Behavioral Support Frameworks

  • Predictive analytics for service needs

  • Context-aware tips based on time, location, and history

  • Chunking technical info into bite-sized answers

Provide data

For customers looking for information, provide it clearly and quickly. Make it easy for them to find what they need without digging.

If a driver wants details about their car—tire pressure, battery level, mileage, or maintenance history—share it in clean, digestible chunks. Avoid jargon. Prioritize clarity and relevance over complexity.

Good design doesn’t just look nice—it communicates well, too.

For Active Support Moments

  • Offer multiple contact methods (chat, phone, message)

  • Enable 24/7 live or automated help

  • Tailor suggestions using vehicle and user history

  • Follow up to ensure resolution and satisfaction

Helpful Guide

Tools that teach, remind, and empower.

Pattern Recognition and Memory
Offer predictive shortcuts. Know when I always preheat my car, and suggest it automatically.

Learning by Doing
Don’t give me a manual. Teach in context with small nudges and smart, visual explainers.

“You gotta be quick! You gotta be nimble!”
— Miles Finch, Children’s Book Visionary

Encourage and Reward Use
Give positive reinforcement when users form good habits. Track progress and share useful insights.

Be Joyful

Add the element of delight. Utility doesn’t have to be dull—it can be playful, expressive, and joyful. Celebrate simple moments. Surprise users with whimsical microinteractions. The goal is to make every tap, swipe, and transition feel like a moment worth enjoying.

Surprise and delight: Incorporate unexpected features, hidden easter eggs, or interactive animations that evoke wonder and excitement as users explore the app.

Nostalgia and personalization: Utilize familiar elements from users' past experiences to forge emotional connections. Include song lyrics tied to weather events or personalized details that evoke cherished memories.

Storytelling: Craft a narrative that guides the user's journey within the app, integrating emotional touchpoints that resonate with users and create a cohesive experience.

Social sharing and connection: Encourage users to share their experiences with friends and family, fostering a sense of community and connection through shared emotions and memories.
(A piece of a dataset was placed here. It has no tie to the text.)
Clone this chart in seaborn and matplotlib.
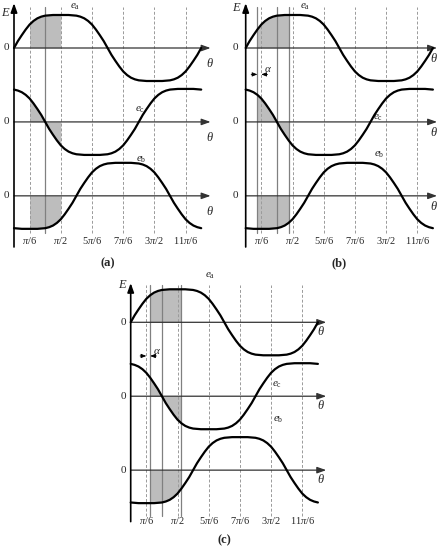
import numpy as np
import seaborn as sns
import matplotlib
matplotlib.use("Agg")
import matplotlib.pyplot as plt

# sample angles (degrees), one step = pi/24
theta = np.arange(0, 360.1, 7.5)

# back-EMF waveforms (normalised amplitude)
e_a = [0, .21, .39, .56, .71, .82, .90, .95, .98, .99, 1, 1, 1, 1, 1, .99,
       .98, .95, .90, .82, .71, .56, .39, .21, 0, -.21, -.39, -.56, -.71, -.82, -.90, -.95,
       -.98, -.99, -1, -1, -1, -1, -1, -.99, -.98, -.95, -.90, -.82, -.71, -.56, -.39, -.21, 0]
e_c = [.98, .95, .90, .82, .71, .56, .39, .21, 0, -.21, -.39, -.56, -.71, -.82, -.90, -.95,
       -.98, -.99, -1, -1, -1, -1, -1, -.99, -.98, -.95, -.90, -.82, -.71, -.56, -.39, -.21,
       0, .21, .39, .56, .71, .82, .90, .95, .98, .99, 1, 1, 1, 1, 1, .99, .98]
e_b = [-.98, -.99, -1, -1, -1, -1, -1, -.99, -.98, -.95, -.90, -.82, -.71, -.56, -.39, -.21,
       0, .21, .39, .56, .71, .82, .90, .95, .98, .99, 1, 1, 1, 1, 1, .99,
       .98, .95, .90, .82, .71, .56, .39, .21, 0, -.21, -.39, -.56, -.71, -.82, -.90, -.95, -.98]

tick_pos = [30, 90, 150, 210, 270, 330]
tick_labels = [r"$\pi/6$", r"$\pi/2$", r"$5\pi/6$", r"$7\pi/6$", r"$3\pi/2$", r"$11\pi/6$"]

alpha_deg = 7.5
panels = {
    "a": dict(shade=(30, 90), solid=[60], alpha=None),
    "b": dict(shade=(30 - alpha_deg, 90 - alpha_deg), solid=[30 - alpha_deg, 60, 90 - alpha_deg],
              alpha=(30 - alpha_deg, 30)),
    "c": dict(shade=(30 + alpha_deg, 90 + alpha_deg), solid=[30 + alpha_deg, 60, 90 + alpha_deg],
              alpha=(30, 30 + alpha_deg)),
}

sns.set_theme(style="white")
plt.rcParams["font.family"] = ["Liberation Serif", "DejaVu Serif"]
plt.rcParams["mathtext.fontset"] = "custom"
plt.rcParams["mathtext.rm"] = "Liberation Serif"
plt.rcParams["mathtext.it"] = "Liberation Serif:italic"

FW, FH = 447, 550
SX, SY = 0.52, 33.0       # px per degree, px per unit
GAP = 2.24                 # distance between zero lines (units)
offsets = [0, -GAP, -2 * GAP]

fig = plt.figure(figsize=(FW / 100, FH / 100), dpi=100)

# layout of each panel (pixels) + label placement
layout = {
    "a": dict(rect=(0, 0, 223, 275), x0=14, zero=48, xend=378, ytop=1.36, ybot=-6.03,
              vtop=1.24, vbot=-5.6, ticky=-5.82, lety=-6.52, zx=-14, Ex=-16, Ey=1.05,
              lab=[(118, 1.25), (242, 0.36), (245, 1.09)], ay=-0.8, aty=-0.66, thx=377, thy=-0.46),
    "b": dict(rect=(223, 0, 224, 275), x0=245.7, zero=48, xend=368, ytop=1.36, ybot=-6.03,
              vtop=1.24, vbot=-5.6, ticky=-5.82, lety=-6.52, zx=-20, Ex=-17, Ey=1.2,
              lab=[(114, 1.24), (254, 0.14), (256, 1.23)], ay=-0.8, aty=-0.66, thx=362, thy=-0.33),
    "c": dict(rect=(100, 272, 250, 278), x0=130.7, zero=322.3, xend=376, ytop=1.19, ybot=-6.04,
              vtop=1.13, vbot=-5.86, ticky=-6.02, lety=-6.6, zx=-14, Ex=-15, Ey=1.13,
              lab=[(152, 1.40), (281, 0.35), (284, 1.52)], ay=-1.02, aty=-0.87, thx=365, thy=-0.28),
}

curves = [("a", e_a), ("c", e_c), ("b", e_b)]

for key, cfg in panels.items():
    lay = layout[key]
    L, T, W, H = lay["rect"]
    ax = fig.add_axes([L / FW, 1 - (T + H) / FH, W / FW, H / FH])
    ax.set_xlim((L - lay["x0"]) / SX, (L + W - lay["x0"]) / SX)
    ax.set_ylim((lay["zero"] - (T + H)) / SY, (lay["zero"] - T) / SY)
    ax.axis("off")

    lo, hi = cfg["shade"]
    mask = (theta >= lo - 1e-6) & (theta <= hi + 1e-6)

    # dashed guides and solid commutation lines
    for x in tick_pos:
        ax.plot([x, x], [lay["vbot"], lay["vtop"]], color="#9a9a9a", lw=0.7,
                ls=(0, (3, 2)), zorder=2)
    for x in cfg["solid"]:
        ax.plot([x, x], [lay["vbot"], lay["vtop"]], color="#808080", lw=0.9, zorder=2)

    for (name, vals), off, (lx, ly) in zip(curves, offsets, lay["lab"]):
        vals = np.asarray(vals)
        ax.fill_between(theta[mask], off, vals[mask] + off, color="#bdbdbd", lw=0, zorder=1)
        ax.annotate("", xy=(lay["xend"], off), xytext=(0, off),
                    arrowprops=dict(arrowstyle="-|>,head_length=0.45,head_width=0.16",
                                    color="#333333", lw=0.9, shrinkA=0, shrinkB=0), zorder=3)
        sns.lineplot(x=theta, y=vals + off, ax=ax, color="black", lw=1.6, zorder=4,
                     estimator=None, sort=False)
        ax.text(lay["zx"], off, "0", fontsize=8, ha="center", va="center")
        ax.text(lay["thx"], off + lay["thy"], r"$\theta$", fontsize=9, ha="center", va="center")
        ax.text(lx, off + ly, r"$e_{\rm %s}$" % name, fontsize=8, ha="center", va="center")

    # vertical E axis
    ax.annotate("", xy=(0, lay["ytop"]), xytext=(0, lay["ybot"]),
                arrowprops=dict(arrowstyle="-|>,head_length=0.45,head_width=0.16",
                                color="black", lw=1.2, shrinkA=0, shrinkB=0), zorder=5)
    ax.text(lay["Ex"], lay["Ey"], r"$E$", fontsize=9, ha="center", va="center")

    for x, t in zip(tick_pos, tick_labels):
        ax.text(x, lay["ticky"], t, fontsize=7.5, ha="center", va="center")
    ax.text(180, lay["lety"], "(%s)" % key, fontsize=9, fontweight="bold",
            ha="center", va="center")

    # alpha offset marker
    if cfg["alpha"] is not None:
        a0, a1 = cfg["alpha"]
        arr = dict(arrowstyle="-|>,head_length=0.25,head_width=0.1", color="black",
                   lw=0.6, shrinkA=0, shrinkB=0)
        ax.annotate("", xy=(a0, lay["ay"]), xytext=(a0 - 12, lay["ay"]), arrowprops=arr)
        ax.annotate("", xy=(a1, lay["ay"]), xytext=(a1 + 12, lay["ay"]), arrowprops=arr)
        ax.text(a1 + 5, lay["aty"], r"$\alpha$", fontsize=8, ha="left", va="center")

fig.savefig("out.png", dpi=100)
Enable social sharing features and collaborative in-app experiences.

Gamification and rewards: Implement gamification elements and rewards, such as progress indicators, achievements, and personalized milestones, to evoke positive emotions and create a sense of accomplishment and enjoyment.

Vision Into Action

UX leadership means showing what’s possible—before it’s fully defined.

This wasn’t just an app concept—it was a catalyst. It realigned our thinking, clarified priorities, and sparked a better understanding of what customers actually need from a connected experience. As a UX leader, I believe in building the future before it’s fully defined. I use moments like this to inspire clarity, conversation, and direction across teams.

This is how I lead—with empathy, structure, and bold ideas rooted in real user behavior.